An interesting point to consider as well is that when men feel comfortable in their sexuality and bodies, they tend to become more ‘feminine’. Think: Harry Styles, Elvis… perhaps, there is power in that? Female sexiness was born out of repression, following centuries of being told to hide ourselves. Men have also long been told to dress and behave in a certain way that confirms their identity as heterosexual males. Those who don’t easily fit into that category or who simply want to distance themselves from traditional gender stereotypes look to women and their feminine sides for inspiration. It’s further proof of how feminine beautification and sexiness can take the form of liberation.

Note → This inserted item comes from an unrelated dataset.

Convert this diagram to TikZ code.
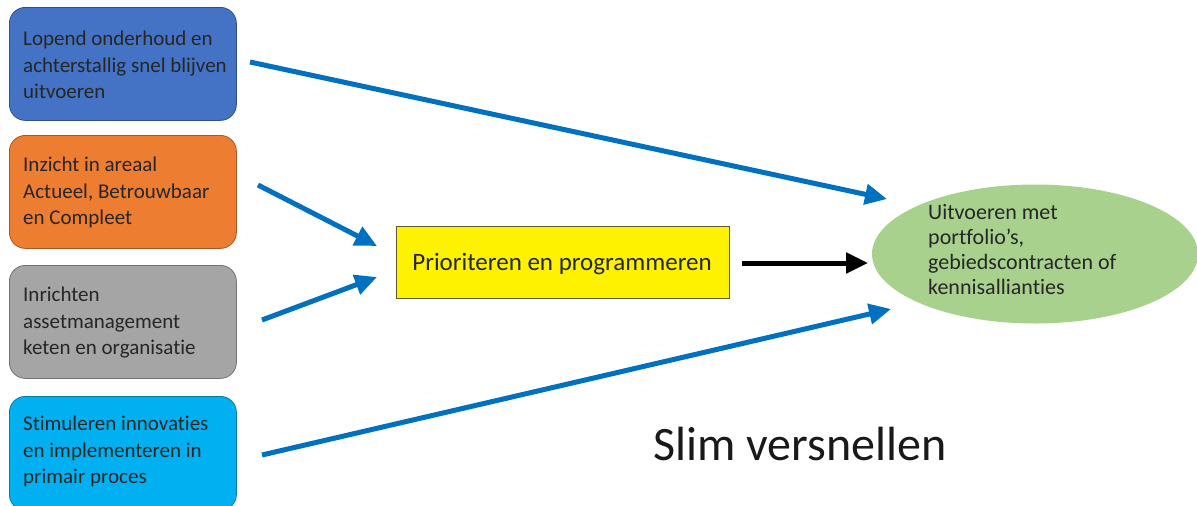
\documentclass[tikz,border=0pt]{standalone}
\usepackage{fontspec}
\setmainfont{Carlito}[Ligatures=NoCommon]
\usetikzlibrary{arrows.meta,shapes.geometric}
\definecolor{cblue}{HTML}{4472C4}
\definecolor{corange}{HTML}{ED7D31}
\definecolor{cgray}{HTML}{A5A5A5}
\definecolor{ccyan}{HTML}{00B0F0}
\definecolor{cgreen}{HTML}{A9D18E}
\definecolor{carrow}{HTML}{0070C0}
\tikzset{
  x=1pt, y=-1pt,
  srcbox/.style={draw=#1!70!black, line width=0.8pt, fill=#1, rounded corners=16pt, minimum width=227pt, minimum height=113pt, anchor=north west, inner sep=0pt},
  srctext/.style={anchor=north west, align=left, font=\fontsize{21pt}{26.5pt}\selectfont, text=black!85, inner sep=0pt},
  barrow/.style={draw=carrow, line width=5pt, -{Triangle[length=22pt,width=20pt]}},
  karrow/.style={draw=black, line width=5pt, -{Triangle[length=22pt,width=20pt]}},
}
\begin{document}
\begin{tikzpicture}
\useasboundingbox (0,0) rectangle (1197,506);
\begin{scope}
\clip (0,0) rectangle (1197,506);
\node[srcbox=cblue] (b1) at (9,7) {};
\node[srcbox=corange] (b2) at (9,135) {};
\node[srcbox=cgray] (b3) at (9,265) {};
\node[srcbox=ccyan, minimum height=114pt] (b4) at (9,396) {};
\end{scope}
\node[srctext] (t1) at (23,31) {Lopend onderhoud en\\achterstallig snel blijven\\uitvoeren};
\node[srctext] (t2) at (23,157) {Inzicht in areaal\\Actueel, Betrouwbaar\\en Compleet};
\node[srctext] (t3) at (23,287) {Inrichten\\assetmanagement\\keten en organisatie};
\node[srctext] (t4) at (23,416) {Stimuleren innovaties\\en implementeren in\\primair proces};

\node[draw=black!45!olive, line width=0.8pt, fill=yellow, minimum width=333pt, minimum height=72pt, anchor=north west, inner sep=0pt] (p) at (396,226) {};
\node[font=\fontsize{25pt}{30pt}\selectfont, text=black!85, anchor=base, inner sep=0pt] (pt) at (562,270) {Prioriteren en programmeren};

\node[ellipse, fill=cgreen, minimum width=326pt, minimum height=139pt, inner sep=0pt] (e) at (1035,254) {};
\node[srctext, font=\fontsize{22pt}{25pt}\selectfont] (et) at (928,204) {Uitvoeren met\\portfolio’s,\\gebiedscontracten of\\kennisallianties};

\coordinate (s1) at (250,62);
\coordinate (e1) at (887,199);
\coordinate (s2) at (258,185);
\coordinate (e2) at (377,246);
\coordinate (s3) at (262,320);
\coordinate (e3) at (377,277);
\coordinate (s4) at (262,455);
\coordinate (e4) at (891,309);
\coordinate (s5) at (742,263);
\coordinate (e5) at (868,263);
\draw[barrow] (s1) -- (e1);
\draw[barrow] (s2) -- (e2);
\draw[barrow] (s3) -- (e3);
\draw[barrow] (s4) -- (e4);
\draw[karrow] (s5) -- (e5);

\node[font=\fontsize{48pt}{56pt}\selectfont, text=black!90, anchor=base, inner sep=0pt] (slim) at (800,460) {Slim versnellen};
\end{tikzpicture}
\end{document}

To conclude, the real question isn’t whether a woman’s desire to be sexy is empowering. What is empowering is the act of being honest about her own desire. As is the message behind the UN’s exhibition, the answer doesn’t lie in the clothes (or lack thereof), but in whether the woman in question was robbed of choice. As Salma Hayek demonstrated, the most expensive thing a woman can wear is her brain. Let’s start picking at that instead of her clothing. As the saying goes, don’t judge a book by its cover; what’s written in the pages is so much more interesting.